Research article

London: Capital values

As the prime London market shows signs of stabilising, new areas of value are emerging while traditional enclaves retain their premiums

During the first quarter of 2019, the prime London market recorded its 14th consecutive quarter of price falls, albeit with a marginal drop of 0.3%. Over the past year, prices have fallen by 2.5%, the smallest annual fall since the EU referendum. This suggests the market is beginning to find its level, despite the ongoing uncertainty.

In prime central London, the 19th consecutive quarter of price falls signals the market’s longest-running downturn. Since the June 2014 peak, prices in the capital’s most expensive markets have fallen by 19.4%. For the £10 million-plus market, prices are down by 21.3%. This points to a different environment than that experienced in the early 1990s recession and the global financial crisis. Both saw greater price falls, but over a shorter period of time.

While previous downturns have predominantly had a single trigger, the combination of tax changes and Brexit has provided a significant opportunity for buyers. A US dollar buyer purchasing a £5 million property in central London in June 2014 would pay 38% less today. We’ve highlighted where, on a £ per sq ft basis, areas of value in prime London are becoming apparent.

Prime London prices

Source: Savills Research

Areas of value

Across prime central London, the stalwarts of Mayfair and Knightsbridge still command the highest premiums. Here, the best properties average more than £2,000 per sq ft, with super-prime new-build schemes well in excess of this given their high quality and associated amenities. Make the short journey across Oxford Street into Marylebone, however, and the average value drops to £1,600 per sq ft. Although Marylebone has benefited from significant investment in placemaking over the past few years, this has yet to be reflected in the value of second-hand residential property.

The same goes for Westminster. Here, the average property is £1,400 per sq ft, compared with £2,100 per sq ft in Belgravia. Nearby Pimlico is £1,100 per sq ft. The regeneration around Victoria has transformed the area. It is now far more than just a destination for work, but the residential market still provides significant value for its central location.

Transport improvements are also likely to have an impact on values in Ealing with the arrival of the Elizabeth line. The average value of £670 per sq ft is 22% lower than the rest of the prime West London market.

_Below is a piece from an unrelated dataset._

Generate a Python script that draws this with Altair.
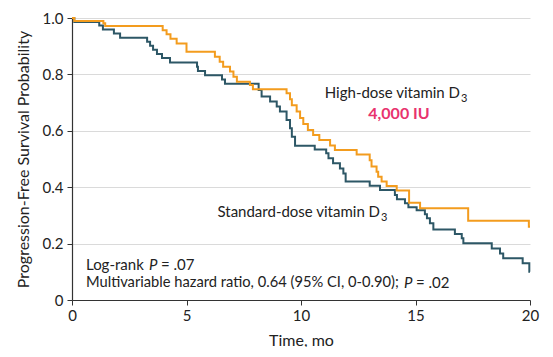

In the prime South West market, Fulham hit its peak much earlier than other areas, influenced by mortgage restrictions in a market that had previously seen exceptionally strong growth. Prices have fallen by 15.4% since its peak in March 2014, leaving the average value at £880 per sq ft. This provides a stark contrast with neighbouring Chelsea, which averages £1,600 per sq ft.

Premium locations

It is apparent that people will still pay a large premium for certain locations. Regent’s Park commands a premium that is 24% above the average for prime North West London at £1,600 per sq ft. Yet the market around Primrose Hill offers value at £1,300 per sq ft. Likewise, a property on Hyde Park will cost 28% above the average for prime central London.

This is also reflected throughout the south-west corridor.

Properties close to Richmond Park have a premium of 11% above the average £ per sq ft for the region. And a property on the Thames throughout South West London will cost 15% above the average at more than £900 per sq ft.

There is also a clear link to town centres and retail, with properties commanding a higher price in hotspots such as Upper Street in Angel and Old Street in Shoreditch.

Global appeal

On a global scale, the difficulties London has faced again provide an opportunity for buyers looking at multiple markets around the world.

New York, London’s traditional competitor, has an average prime value 41% above London, at £2,070 per sq ft. And with New York’s mansion tax for $2 million-plus properties increasing incrementally from April this year, the relative cost of buying, holding and selling is higher as well.

But global wealth is changing, with new competitors emerging. Hong Kong now has the highest average £ per sq ft value at £3,720 per sq ft, 153% above London, with Tokyo 63% higher at £2,390 per sq ft.